Writing Structure for the new year – or anytime…

I wrote this for the Fellowship of Christian Writers newsletter – The Ready Writer. I thought it would be appropriate to revisit the topic with the new year almost upon us.

Fall – Time to Think Structure

As I write this article, it is late August and the leaves on some trees are foreshadowing the next season. This time of year brings thoughts of starting school, swinging into the beginning of the end of the year. This year has been a very busy one for me with family issues at the forefront and my writing has moved to a seriously far back burner. Maybe yours has too. But, I am looking forward to cooler temperatures and carving out more time for my writing.

In order to make that time more productive, there are things that I can do right now to begin planning for that.

First, I can begin thinking about how to carve out the time I need to write. Most mornings, I am headed out to work and that is not a good time for me to try to get my head into whatever story I am working on except, perhaps, for making a few notes on ideas I had overnight. My best time for writing seems to be either just before or an hour or two after dinner during the week. Early Saturday afternoons are good also. Sometimes, I write at really odd times. I wrote one short story sitting in the car while my wife went blueberry picking. Setting and keeping a regular daily time is what I am aiming for here. Setting a time, word or page count may come into the mix as well. Establishing a habit is what needs to happen for me.

You need to figure out what time works best for you. Every one of us is different. Regularity can be good in lots of different ways.

Second, I can think about where I write best. As I mentioned above, I wrote one story while sitting in the car. I have also found myself unusually productive sitting in a coffee shop surrounded by noisy people and loud music. I have noise reduction headphones I use that block out other sounds and allow me to just listen to the music I selected for my writing. Most often, though, I write at home. in a home office. I have also used a chair or tray in the family room to hold my laptop. For a short period of time, I used a board set up on my bed to hold the laptop while I sat in a chair. (This is how Francis Schaeffer wrote most of his books.) The actual location is not as important as how productive you are in that location. Right now my office is all cluttered up. I need to clear away some clutter and make it a more focused work space.

Try different spots. See what works best for you.

Third, I need to focus on what I am going to write. I have had two books swirling around in my head and, to some degree, written down in short story form along with a bunch of outlined notes. I wanted to expand them into full length books but kept getting stalled. I set those aside earlier this year to focus on writing short children’s stories for a magazine. I really set my sights on getting published in that magazine. Those of you in the FCW critique group got to read them. But, none of them were accepted. Then I saw a contest for a story about fairies and elves. My imagination jumped into high gear. I have been working on that story for several months and it is long past the deadline but…I still love the story. I have switched over to doing some serious outlining and want to integrate what I have learned from K.M. Weiland’s new book Structuring Your Novel. http://goo.gl/QymLLW I was knocked off my stool while reading her book about structure and really want to try it for this project.

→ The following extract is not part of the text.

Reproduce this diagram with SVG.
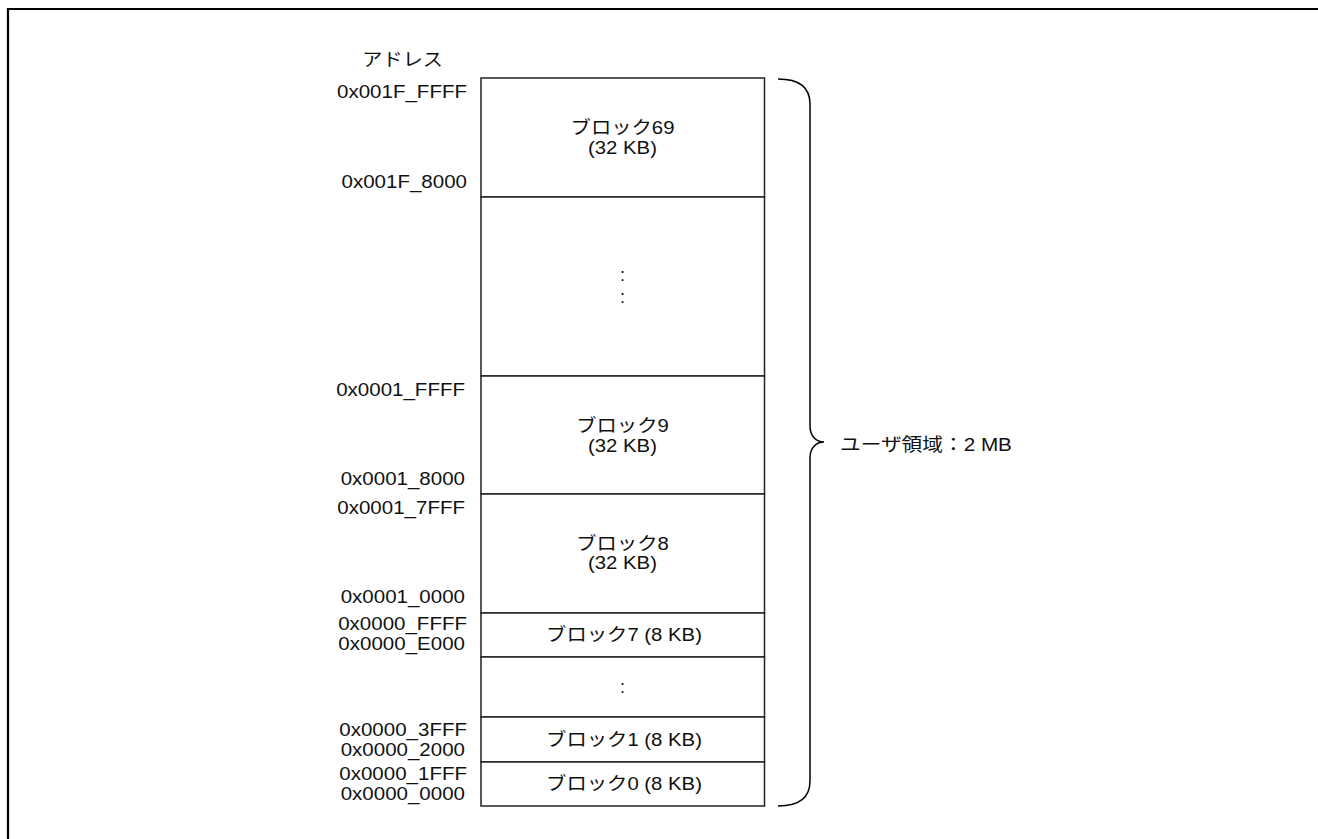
<svg xmlns="http://www.w3.org/2000/svg" width="1318" height="839" viewBox="0 0 1318 839">
  <style>
    .blk { fill: #ffffff; stroke: #222222; stroke-width: 1.5; }
    .t { font-family: "Liberation Sans", "Noto Sans CJK JP", sans-serif; font-size: 18px; fill: #111111; }
    .mid { text-anchor: middle; }
    .end { text-anchor: end; }
    .line { fill: none; stroke: #000000; }
  </style>
  <rect x="0" y="0" width="1318" height="839" fill="#ffffff"/>
  <path class="line" d="M8,839 L8,9 L1318,9" stroke-width="2.2"/>

  <g id="address-labels">
    <text class="t end" transform="translate(443 66) scale(1.12 1)">アドレス</text>
    <text class="t end" transform="translate(467 98) scale(1.14 1)">0x001F_FFFF</text>
    <text class="t end" transform="translate(467 188) scale(1.14 1)">0x001F_8000</text>
    <text class="t end" transform="translate(465 396) scale(1.14 1)">0x0001_FFFF</text>
    <text class="t end" transform="translate(465 485) scale(1.14 1)">0x0001_8000</text>
    <text class="t end" transform="translate(465 514) scale(1.14 1)">0x0001_7FFF</text>
    <text class="t end" transform="translate(465 603) scale(1.14 1)">0x0001_0000</text>
    <text class="t end" transform="translate(467 630) scale(1.14 1)">0x0000_FFFF</text>
    <text class="t end" transform="translate(465 650) scale(1.14 1)">0x0000_E000</text>
    <text class="t end" transform="translate(467 736) scale(1.14 1)">0x0000_3FFF</text>
    <text class="t end" transform="translate(465 756) scale(1.14 1)">0x0000_2000</text>
    <text class="t end" transform="translate(467 780) scale(1.14 1)">0x0000_1FFF</text>
    <text class="t end" transform="translate(465 800) scale(1.14 1)">0x0000_0000</text>
  </g>

  <g id="block69">
    <rect class="blk" x="481" y="78" width="283.5" height="119"/>
    <text class="t mid" transform="translate(622.5 134) scale(1.13 1)">ブロック69</text>
    <text class="t mid" transform="translate(622.5 154) scale(1.13 1)">(32 KB)</text>
  </g>
  <g id="blocks-10-68">
    <rect class="blk" x="481" y="197" width="283.5" height="179"/>
    <text class="t mid" font-size="20" transform="translate(622.5 281)">:</text>
    <text class="t mid" font-size="20" transform="translate(622.5 303)">:</text>
  </g>
  <g id="block9">
    <rect class="blk" x="481" y="376" width="283.5" height="118"/>
    <text class="t mid" transform="translate(622.5 432) scale(1.13 1)">ブロック9</text>
    <text class="t mid" transform="translate(622.5 452) scale(1.13 1)">(32 KB)</text>
  </g>
  <g id="block8">
    <rect class="blk" x="481" y="494" width="283.5" height="119"/>
    <text class="t mid" transform="translate(622.5 550) scale(1.13 1)">ブロック8</text>
    <text class="t mid" transform="translate(622.5 569) scale(1.13 1)">(32 KB)</text>
  </g>
  <g id="block7">
    <rect class="blk" x="481" y="613" width="283.5" height="44"/>
    <text class="t mid" transform="translate(624 641) scale(1.13 1)">ブロック7 (8 KB)</text>
  </g>
  <g id="blocks-2-6">
    <rect class="blk" x="481" y="657" width="283.5" height="60"/>
    <text class="t mid" font-size="20" transform="translate(622.5 693)">:</text>
  </g>
  <g id="block1">
    <rect class="blk" x="481" y="717" width="283.5" height="45"/>
    <text class="t mid" transform="translate(624 746) scale(1.13 1)">ブロック1 (8 KB)</text>
  </g>
  <g id="block0">
    <rect class="blk" x="481" y="762" width="283.5" height="44"/>
    <text class="t mid" transform="translate(624 790) scale(1.13 1)">ブロック0 (8 KB)</text>
  </g>

  <g id="connectors">
    <path class="line" stroke-width="1.5" d="M778,79 C798,79 810,86 810,104 L810,426 C810,436 816,442 824,442 C816,442 810,448 810,458 L810,781 C810,799 798,806 778,806"/>
  </g>
  <g id="user-area-label">
    <text class="t" transform="translate(840 451) scale(1.15 1)">ユーザ領域：2 MB</text>
  </g>
</svg>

What about you? Have you got some book in your head you’ve kept on the back burner for a long time. Got a fresh idea that just won’t let you go? Got some magazine articles you have been dying to write?

Let’s recap now…

  1. Take some time to get yourself organized. Figure a time (or times) that you can regularly devote to your writing. Jerry Bridges said that he wrote his wonderful book “Trusting God” in the “nooks and crannies” of a very busy life. Some people write only in short 15 minute bursts.

  1. Stake out a place to do your writing. Put your family on notice that when you are there you are working and they better be on fire before they interrupt you. (Just joking.) Try to find a place where you can be more or less alone and free from distractions.

  1. Determine what project you want to work on and see it through to the end. Persevere. Persist. Finish what you start.

Above all, pray. Pray for His guidance for inspiration as you set your goals and to honor your efforts to honor Him with your work.